Exercise material:
==*==

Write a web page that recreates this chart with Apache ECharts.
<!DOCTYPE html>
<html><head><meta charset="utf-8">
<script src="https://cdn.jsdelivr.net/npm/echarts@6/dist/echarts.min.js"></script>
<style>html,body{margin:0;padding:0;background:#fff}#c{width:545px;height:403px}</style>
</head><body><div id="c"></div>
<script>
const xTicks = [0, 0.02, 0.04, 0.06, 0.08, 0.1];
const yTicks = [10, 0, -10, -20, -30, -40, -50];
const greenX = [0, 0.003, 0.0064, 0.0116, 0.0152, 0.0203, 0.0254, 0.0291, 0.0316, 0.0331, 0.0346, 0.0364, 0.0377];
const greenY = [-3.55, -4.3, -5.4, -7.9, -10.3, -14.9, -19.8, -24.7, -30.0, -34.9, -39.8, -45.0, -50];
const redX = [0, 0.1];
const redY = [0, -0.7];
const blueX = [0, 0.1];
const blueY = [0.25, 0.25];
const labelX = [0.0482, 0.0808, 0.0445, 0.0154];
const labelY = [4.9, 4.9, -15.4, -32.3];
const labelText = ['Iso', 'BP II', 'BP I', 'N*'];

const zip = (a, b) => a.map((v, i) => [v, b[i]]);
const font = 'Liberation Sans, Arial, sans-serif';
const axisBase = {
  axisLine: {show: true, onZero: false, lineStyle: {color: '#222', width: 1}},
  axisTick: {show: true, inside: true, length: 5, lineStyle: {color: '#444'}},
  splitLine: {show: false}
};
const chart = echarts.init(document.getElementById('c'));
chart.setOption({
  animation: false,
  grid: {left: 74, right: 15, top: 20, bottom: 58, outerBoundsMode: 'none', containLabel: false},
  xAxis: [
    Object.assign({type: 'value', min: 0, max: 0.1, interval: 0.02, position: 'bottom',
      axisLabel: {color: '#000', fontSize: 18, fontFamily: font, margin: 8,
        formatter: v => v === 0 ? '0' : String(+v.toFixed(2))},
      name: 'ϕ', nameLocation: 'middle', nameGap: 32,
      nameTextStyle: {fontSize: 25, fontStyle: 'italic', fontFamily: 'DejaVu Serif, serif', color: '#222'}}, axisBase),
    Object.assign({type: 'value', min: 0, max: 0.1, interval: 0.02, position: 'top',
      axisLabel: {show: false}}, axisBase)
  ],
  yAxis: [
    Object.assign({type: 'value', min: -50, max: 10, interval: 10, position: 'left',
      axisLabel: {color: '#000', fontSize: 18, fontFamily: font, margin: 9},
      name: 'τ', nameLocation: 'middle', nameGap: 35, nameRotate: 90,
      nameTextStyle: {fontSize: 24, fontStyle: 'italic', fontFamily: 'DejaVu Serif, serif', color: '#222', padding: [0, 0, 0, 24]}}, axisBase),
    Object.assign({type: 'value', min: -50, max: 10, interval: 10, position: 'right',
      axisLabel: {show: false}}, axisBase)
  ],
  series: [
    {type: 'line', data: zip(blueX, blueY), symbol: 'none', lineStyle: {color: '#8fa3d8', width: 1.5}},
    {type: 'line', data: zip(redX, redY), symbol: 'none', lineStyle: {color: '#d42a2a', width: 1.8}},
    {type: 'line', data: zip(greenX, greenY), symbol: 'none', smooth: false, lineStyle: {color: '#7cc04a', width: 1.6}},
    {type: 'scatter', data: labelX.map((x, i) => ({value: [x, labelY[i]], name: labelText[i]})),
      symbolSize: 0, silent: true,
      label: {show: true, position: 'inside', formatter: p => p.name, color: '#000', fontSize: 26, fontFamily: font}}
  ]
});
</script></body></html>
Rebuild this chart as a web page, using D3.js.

==*==

To do: Quote the whole listing above, leaving nothing out.

Response:
Write a web page that recreates this chart with Apache ECharts.
<!DOCTYPE html>
<html><head><meta charset="utf-8">
<script src="https://cdn.jsdelivr.net/npm/echarts@6/dist/echarts.min.js"></script>
<style>html,body{margin:0;padding:0;background:#fff}#c{width:545px;height:403px}</style>
</head><body><div id="c"></div>
<script>
const xTicks = [0, 0.02, 0.04, 0.06, 0.08, 0.1];
const yTicks = [10, 0, -10, -20, -30, -40, -50];
const greenX = [0, 0.003, 0.0064, 0.0116, 0.0152, 0.0203, 0.0254, 0.0291, 0.0316, 0.0331, 0.0346, 0.0364, 0.0377];
const greenY = [-3.55, -4.3, -5.4, -7.9, -10.3, -14.9, -19.8, -24.7, -30.0, -34.9, -39.8, -45.0, -50];
const redX = [0, 0.1];
const redY = [0, -0.7];
const blueX = [0, 0.1];
const blueY = [0.25, 0.25];
const labelX = [0.0482, 0.0808, 0.0445, 0.0154];
const labelY = [4.9, 4.9, -15.4, -32.3];
const labelText = ['Iso', 'BP II', 'BP I', 'N*'];

const zip = (a, b) => a.map((v, i) => [v, b[i]]);
const font = 'Liberation Sans, Arial, sans-serif';
const axisBase = {
  axisLine: {show: true, onZero: false, lineStyle: {color: '#222', width: 1}},
  axisTick: {show: true, inside: true, length: 5, lineStyle: {color: '#444'}},
  splitLine: {show: false}
};
const chart = echarts.init(document.getElementById('c'));
chart.setOption({
  animation: false,
  grid: {left: 74, right: 15, top: 20, bottom: 58, outerBoundsMode: 'none', containLabel: false},
  xAxis: [
    Object.assign({type: 'value', min: 0, max: 0.1, interval: 0.02, position: 'bottom',
      axisLabel: {color: '#000', fontSize: 18, fontFamily: font, margin: 8,
        formatter: v => v === 0 ? '0' : String(+v.toFixed(2))},
      name: 'ϕ', nameLocation: 'middle', nameGap: 32,
      nameTextStyle: {fontSize: 25, fontStyle: 'italic', fontFamily: 'DejaVu Serif, serif', color: '#222'}}, axisBase),
    Object.assign({type: 'value', min: 0, max: 0.1, interval: 0.02, position: 'top',
      axisLabel: {show: false}}, axisBase)
  ],
  yAxis: [
    Object.assign({type: 'value', min: -50, max: 10, interval: 10, position: 'left',
      axisLabel: {color: '#000', fontSize: 18, fontFamily: font, margin: 9},
      name: 'τ', nameLocation: 'middle', nameGap: 35, nameRotate: 90,
      nameTextStyle: {fontSize: 24, fontStyle: 'italic', fontFamily: 'DejaVu Serif, serif', color: '#222', padding: [0, 0, 0, 24]}}, axisBase),
    Object.assign({type: 'value', min: -50, max: 10, interval: 10, position: 'right',
      axisLabel: {show: false}}, axisBase)
  ],
  series: [
    {type: 'line', data: zip(blueX, blueY), symbol: 'none', lineStyle: {color: '#8fa3d8', width: 1.5}},
    {type: 'line', data: zip(redX, redY), symbol: 'none', lineStyle: {color: '#d42a2a', width: 1.8}},
    {type: 'line', data: zip(greenX, greenY), symbol: 'none', smooth: false, lineStyle: {color: '#7cc04a', width: 1.6}},
    {type: 'scatter', data: labelX.map((x, i) => ({value: [x, labelY[i]], name: labelText[i]})),
      symbolSize: 0, silent: true,
      label: {show: true, position: 'inside', formatter: p => p.name, color: '#000', fontSize: 26, fontFamily: font}}
  ]
});
</script></body></html>
Rebuild this chart as a web page, using D3.js.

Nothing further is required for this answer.